The United States devotes an overwhelming share of foreign military financing to just three countries – Israel, Egypt and Jordan, which received 81% of the $6 billion spent globally in 2019. If policymakers were to pursue an alternative strategy outlined by RAND researchers, they would rebalance America’s support by prioritizing non-security investments in development and improved governance, which could enhance regional stability.
“This imbalance limits the depth of cooperation the U.S. can realize with other Middle Eastern countries outside of the Big 3,” said Linda Robinson, co-author of the report and director of the Center for Middle East Public Policy (CMEPP) at nonprofit, nonpartisan RAND. “We propose continuing to engage in the region but doing so at a more measured rate and with a smarter approach.”
The report reimagines a U.S. strategy in the Middle East with a positive vision of outcomes rather than one focused solely on threats. “We need to start thinking about what we are for in this region, not just what we’re against,” said Dalia Dassa Kaye, lead author of the report, former CMEPP director at RAND and now a fellow at the Wilson Center.

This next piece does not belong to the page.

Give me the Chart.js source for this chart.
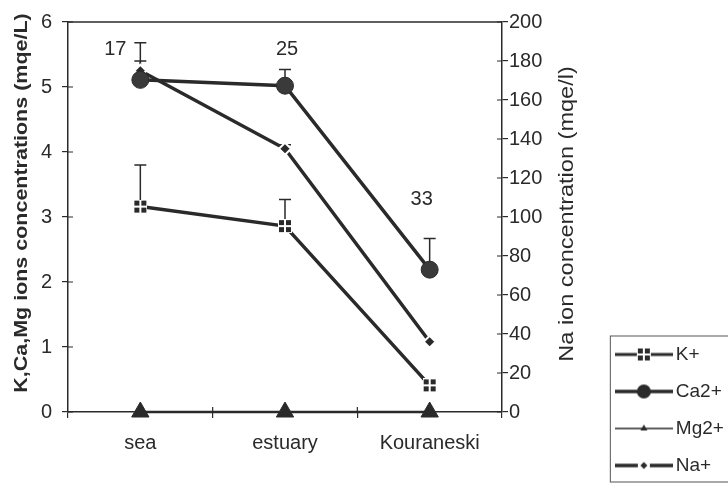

Under this alternative strategy, the U.S. would shift from a heavy reliance on military tools to an approach that prioritizes economic investments, governance, diplomacy and programs focused on people. That might entail reducing sales of high-end offensive weaponry in favor of equipment tailored to defensive purposes and closing the gap between the Big 3 aid recipients and other regional partners.
The strategy would also entail a counterterrorism focus on nonmilitary programs to stabilize war-torn countries and counter violent extremism; increased support for domestic reform efforts already underway and supported by leaders across the Arab world; and regular evaluations of all assistance programs. Resources would move to those countries and programs that produce desired outcomes in support of U.S. strategic goals.
The recent announcement by the Biden Administration to withhold support to Saudi Arabia for offensive operations in Yemen “is very much in line with the type of strategic recommendations in our report,” said Jeffrey Martini, co-author of the report and a senior Middle East researcher at RAND.
The strategy would favor a long-term time horizon to reduce conflict and support regional growth and development, increasing engagement with Middle Eastern publics on such issues as health, youth unemployment and climate change, for example. It would maintain a spotlight on human rights abuses at the highest levels of government, including consistent pressure for the release of political prisoners.
U.S. policies of maximum pressure and unilateral sanctions have not constrained Iran’s nuclear program or curbed its regional activities, the researchers concluded. Along with restraining Iran’s nuclear program through multilateral diplomacy, America’s longer-term goal should be supporting reforms aimed at changing the environment in which Iran operates to reduce the susceptibility of the region to Iranian influence. Improved governance and stability in Iraq could be particularly important in deflating Iran’s reach.
“The strategy we lay out requires a shift from a military to a nonmilitary mindset,” the researchers conclude. “It requires recalibrating U.S. military support and reducing arms sales while increasing economic, trade and financial investments. It calls for more diplomatic initiative to break out of the current cycle of conflict and escalation. Our assessment suggests that working toward such a long-term agenda with partners, regionally and globally, is an investment that will pay higher dividends, at lower costs, than continuing on our present path.”